Note 3. Pro Forma Adjustments to the Consolidated financial statements

 

 

a.

Reflects the discontinued operations, including associated assets, liabilities, equity, and results of operations attributable to the Purchased Assets, which were included in the Company's historical financial statements. In accordance with ASC 205-20, Presentation of Financial Statements - Discontinued Operations, the amounts exclude intercompany transactions, which are eliminated on consolidation, and general corporate overhead costs allocated to the Purchased Assets that do not meet the requirements to be presented in discontinued operations, which include the Company's corporate support functions.

 

b.

Reflects the cash received in connection with the sale of the Purchased Assets and the immediate pay down of the Company’s Note Payable with Pinnacle.

 

c.

Reflects the holdback amount per the Purchase Agreement.

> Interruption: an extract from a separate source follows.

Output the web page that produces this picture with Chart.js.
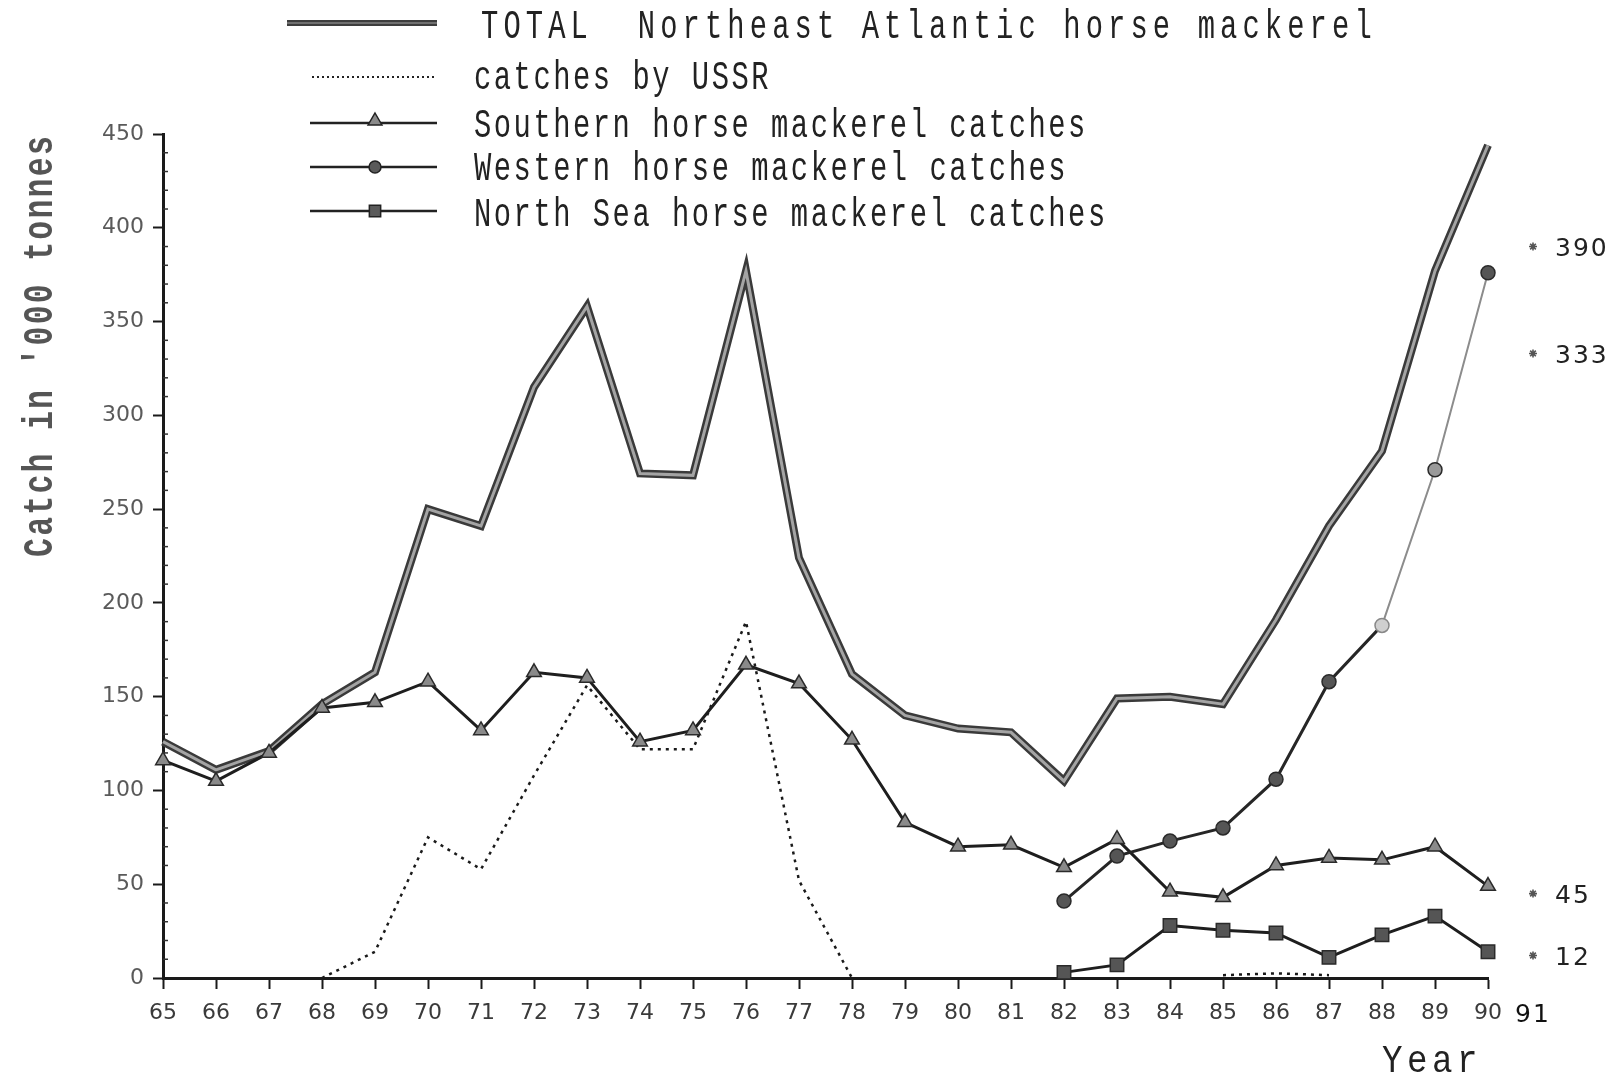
<!DOCTYPE html>
<html>
<head>
<meta charset="utf-8">
<title>Northeast Atlantic horse mackerel catches</title>
<script src="https://cdn.jsdelivr.net/npm/chart.js@4.4.1/dist/chart.umd.min.js"></script>
<style>
  html, body { margin: 0; padding: 0; background: #fff; }
  #wrap { width: 1616px; height: 1080px; position: relative; }
</style>
</head>
<body>
<div id="wrap"><canvas id="chart" width="1616" height="1080"></canvas></div>
<script>
// Years 1965-1990 (two-digit labels on the axis)
const years = [65, 66, 67, 68, 69, 70, 71, 72, 73, 74, 75, 76, 77, 78, 79, 80, 81, 82, 83, 84, 85, 86, 87, 88, 89, 90];

// Catches in '000 tonnes
const totalCatch = [126, 111, 121, 146, 163, 250, 241, 315, 358, 269, 268, 377, 224, 162, 140, 133, 131, 105, 149, 150, 146, 191, 241, 281, 377, 444];
const ussrCatch = [null, null, null, 0, 14, 75, 58, 108, 156, 122, 122, 190, 52, 0, null, null, null, null, null, null, 1.5, 2.5, 1.5, null, null, null];
const southernCatch = [116, 105, 120, 144, 147, 158, 132, 163, 160, 126, 132, 167, 157, 127, 83, 70, 71, 59, 74, 46, 43, 60, 64, 63, 70, 49];
const westernCatch = [null, null, null, null, null, null, null, null, null, null, null, null, null, null, null, null, null, 41, 65, 73, 80, 106, 158, 188, 271, 376];
const northSeaCatch = [null, null, null, null, null, null, null, null, null, null, null, null, null, null, null, null, null, 3, 7, 28, 25.5, 24, 11, 23, 33, 14];

// Preliminary 1991 figures, written beside the end of the axis
const year1991 = 91;
const values1991 = [390, 333, 45, 12];

// Axis ticks
const yMajorTicks = [0, 50, 100, 150, 200, 250, 300, 350, 400, 450];

const legendLabels = [
  'TOTAL  Northeast Atlantic horse mackerel',
  'catches by USSR',
  'Southern horse mackerel catches',
  'Western horse mackerel catches',
  'North Sea horse mackerel catches'
];

const yTitle = "Catch in '000 tonnes";
const xTitle = 'Year';

// the 1991 column sits a little closer to the axis end than a full year step
const col1991Shift = -8;

const toXY = arr => years.map((yr, i) => ({ x: yr, y: arr[i] }));

function drawMarker(ctx, style, x, y, r) {
  ctx.beginPath();
  if (style === 'triangle') {
    ctx.moveTo(x, y - r);
    ctx.lineTo(x + r * 0.866, y + r * 0.5);
    ctx.lineTo(x - r * 0.866, y + r * 0.5);
    ctx.closePath();
  } else if (style === 'circle') {
    ctx.arc(x, y, r, 0, Math.PI * 2);
  } else if (style === 'rect') {
    const s = r * Math.SQRT1_2;
    ctx.rect(x - s, y - s, 2 * s, 2 * s);
  }
  ctx.fill();
  ctx.stroke();
}

function scaledText(ctx, text, x, y, opts) {
  ctx.save();
  ctx.font = opts.font;
  ctx.fillStyle = opts.color || '#222';
  ctx.textBaseline = opts.baseline || 'alphabetic';
  ctx.textAlign = 'left';
  ctx.letterSpacing = (opts.spacing || 0) + 'px';
  ctx.translate(x, y);
  if (opts.rotate) ctx.rotate(opts.rotate);
  ctx.scale(opts.sx || 1, 1);
  ctx.fillText(text, 0, 0);
  ctx.restore();
}

const decorations = {
  id: 'decorations',
  afterDatasetsDraw(chart) {
    const ctx = chart.ctx;
    const xs = chart.scales.x;
    const ys = chart.scales.y;

    // 1991 marks with their values
    const px = xs.getPixelForValue(year1991) + col1991Shift;
    values1991.forEach(v => {
      const py = ys.getPixelForValue(v);
      ctx.save();
      ctx.strokeStyle = '#555';
      ctx.lineWidth = 1.6;
      ctx.beginPath();
      for (let k = 0; k < 4; k++) {
        const a = k * Math.PI / 4;
        ctx.moveTo(px - 4 * Math.cos(a), py - 4 * Math.sin(a));
        ctx.lineTo(px + 4 * Math.cos(a), py + 4 * Math.sin(a));
      }
      ctx.stroke();
      ctx.restore();
      ctx.save();
      ctx.font = '25px "DejaVu Sans"';
      ctx.fillStyle = '#222';
      ctx.textAlign = 'left';
      ctx.textBaseline = 'middle';
      ctx.letterSpacing = '2px';
      ctx.fillText(String(v), px + 22, py + 3);
      ctx.restore();
    });
  },
  afterDraw(chart) {
    const ctx = chart.ctx;
    const xs = chart.scales.x;
    const ys = chart.scales.y;
    const area = chart.chartArea;

    // minor ticks on the inside of the value axis
    ctx.save();
    ctx.strokeStyle = '#333';
    ctx.lineWidth = 1.5;
    for (let v = 0; v <= 450; v += 10) {
      if (yMajorTicks.includes(v)) continue;
      const py = ys.getPixelForValue(v);
      ctx.beginPath();
      ctx.moveTo(area.left, py);
      ctx.lineTo(area.left + 5, py);
      ctx.stroke();
    }
    ctx.restore();

    // extra year label past the end of the axis
    ctx.save();
    ctx.font = '25px "DejaVu Sans"';
    ctx.fillStyle = '#111';
    ctx.textAlign = 'center';
    ctx.textBaseline = 'top';
    ctx.letterSpacing = '2px';
    ctx.fillText(String(year1991), xs.getPixelForValue(year1991) + col1991Shift, area.bottom + 25);
    ctx.restore();

    // axis titles
    scaledText(ctx, yTitle, 52, 557, { font: 'bold 42px "Liberation Mono"', color: '#555', sx: 0.75, spacing: 3, rotate: -Math.PI / 2 });
    scaledText(ctx, xTitle, 1382, 1072, { font: '38px "Liberation Mono"', color: '#222', sx: 0.9, spacing: 5 });

    // legend
    const rows = [
      { lineY: 23, baseY: 38, x0: 287, tx: 481, spacing: 7.1 },
      { lineY: 77, baseY: 89, x0: 312, tx: 474, spacing: 3.5 },
      { lineY: 123, baseY: 137, x0: 310, tx: 474, spacing: 3.5 },
      { lineY: 167, baseY: 180, x0: 310, tx: 474, spacing: 3.5 },
      { lineY: 211, baseY: 226, x0: 310, tx: 474, spacing: 3.5 }
    ];
    const x1 = 437, mx = 375;
    rows.forEach((r, i) => {
      ctx.save();
      ctx.lineCap = 'butt';
      if (i === 0) {
        ctx.strokeStyle = '#3d3d3d'; ctx.lineWidth = 6;
        ctx.beginPath(); ctx.moveTo(r.x0, r.lineY); ctx.lineTo(x1, r.lineY); ctx.stroke();
        ctx.strokeStyle = '#707070'; ctx.lineWidth = 2;
        ctx.beginPath(); ctx.moveTo(r.x0, r.lineY); ctx.lineTo(x1, r.lineY); ctx.stroke();
      } else if (i === 1) {
        ctx.strokeStyle = '#222'; ctx.lineWidth = 2;
        ctx.setLineDash([2, 3]);
        ctx.beginPath(); ctx.moveTo(r.x0, r.lineY); ctx.lineTo(x1, r.lineY); ctx.stroke();
      } else {
        ctx.strokeStyle = '#222'; ctx.lineWidth = 2.5;
        ctx.beginPath(); ctx.moveTo(r.x0, r.lineY); ctx.lineTo(x1, r.lineY); ctx.stroke();
        ctx.lineWidth = 1.5;
        ctx.fillStyle = i === 2 ? '#8a8a8a' : '#5a5a5a';
        const style = i === 2 ? 'triangle' : (i === 3 ? 'circle' : 'rect');
        drawMarker(ctx, style, mx, r.lineY - (i === 2 ? 2 : 0), i === 3 ? 6 : 8);
      }
      ctx.restore();
      scaledText(ctx, legendLabels[i], r.tx, r.baseY, { font: '40px "Liberation Mono"', color: '#222', sx: 0.72, spacing: r.spacing });
    });
  }
};

new Chart(document.getElementById('chart'), {
  type: 'line',
  data: {
    datasets: [
      {
        label: 'TOTAL Northeast Atlantic horse mackerel',
        data: toXY(totalCatch),
        borderColor: '#3a3a3a', borderWidth: 8, pointRadius: 0,
        order: 10, clip: false
      },
      {
        label: 'TOTAL (inner)',
        data: toXY(totalCatch),
        borderColor: '#a4a4a4', borderWidth: 3, pointRadius: 0,
        order: 9, clip: false
      },
      {
        label: 'catches by USSR',
        data: toXY(ussrCatch),
        borderColor: '#1a1a1a', borderWidth: 2.5, borderDash: [3, 5], pointRadius: 0,
        spanGaps: false, order: 5, clip: false
      },
      {
        label: 'Southern horse mackerel catches',
        data: toXY(southernCatch),
        borderColor: '#1e1e1e', borderWidth: 3,
        pointStyle: 'triangle', pointRadius: 8.5, pointBackgroundColor: '#8a8a8a',
        pointBorderColor: '#2a2a2a', pointBorderWidth: 1.5,
        order: 3, clip: false
      },
      {
        label: 'Western horse mackerel catches',
        data: toXY(westernCatch),
        borderColor: '#262626', borderWidth: 3,
        segment: {
          borderColor: c => c.p0.parsed.x >= 88 ? '#8c8c8c' : '#262626',
          borderWidth: c => c.p0.parsed.x >= 88 ? 2 : 3
        },
        pointStyle: 'circle', pointRadius: 7,
        pointBackgroundColor: c => (c.raw && c.raw.x === 88) ? '#cfcfcf' : (c.raw && c.raw.x === 89 ? '#9a9a9a' : '#555'),
        pointBorderColor: c => (c.raw && c.raw.x === 88) ? '#888' : '#2a2a2a',
        pointBorderWidth: 1.5,
        order: 2, clip: false
      },
      {
        label: 'North Sea horse mackerel catches',
        data: toXY(northSeaCatch),
        borderColor: '#1e1e1e', borderWidth: 3,
        pointStyle: 'rect', pointRadius: 9.5, pointBackgroundColor: '#555',
        pointBorderColor: '#2a2a2a', pointBorderWidth: 1.5,
        order: 1, clip: false
      }
    ]
  },
  options: {
    responsive: false,
    animation: false,
    devicePixelRatio: 1,
    layout: { padding: { top: 134, right: 128, bottom: 0, left: 0 } },
    plugins: { legend: { display: false }, tooltip: { enabled: false } },
    scales: {
      x: {
        type: 'linear', min: 65, max: 90,
        afterFit: s => { s.height = 102; },
        border: { display: true, color: '#1a1a1a', width: 3 },
        grid: { drawOnChartArea: false, drawTicks: true, tickLength: 11, tickWidth: 2, tickColor: '#1a1a1a' },
        ticks: {
          stepSize: 1, autoSkip: false, maxRotation: 0, padding: 11,
          font: { family: 'DejaVu Sans', size: 22 }, color: '#3a3a3a',
          callback: v => String(v)
        }
      },
      y: {
        min: 0, max: 450,
        afterFit: s => { s.width = 163; },
        border: { display: true, color: '#1a1a1a', width: 3 },
        grid: {
          drawOnChartArea: false, drawTicks: true, tickLength: 10, tickWidth: 2,
          tickColor: c => (c.tick && yMajorTicks.includes(c.tick.value)) ? '#1a1a1a' : 'rgba(0,0,0,0)'
        },
        ticks: {
          stepSize: 10, autoSkip: false, padding: 9,
          font: { family: 'DejaVu Sans', size: 22 }, color: '#5a5a5a',
          callback: v => yMajorTicks.includes(v) ? String(v) : ''
        }
      }
    }
  },
  plugins: [decorations]
});
</script>
</body>
</html>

This amount is subject to adjustment as set forth in the Purchase Agreement, for a period of twelve months from the Closing Date.

 

d.

Reflects unpaid transaction expenses as of the Closing Date which are included in General and Administrative expenses on the unaudited proforma condensed consolidated Statement of Operations for the year ended December 31, 2023.

 

e.

Reflects stock compensation expense recognized on the acceleration of restricted stock units issued to two employees which will become employees of Equiniti subsequent to the Closing Date.  This balance is included in cost of revenues ($12) and general and administrative expenses ($69) on the condensed consolidated Statement of Operations for the year ended December 31, 2023.

 

f.

Reflects to certain payments made prior to closing for employees which will become employees of Equiniti subsequent to the Closing Date.

 

g.

Reflects to certain payments made prior to closing and stock compensation for an employee which will become an employee of Equiniti subsequent to the Closing Date. Additionally, reflects unpaid transaction expenses associated with completing the sale of the Purchased Assets.

 

h.

Reflects costs incurred and paid prior to the Closing Date for fees related to the Modification with Pinnacle.

 

i.

Reflects an estimate of income tax expense on the transaction expenses (f) through (h) at the federal rate of 21%.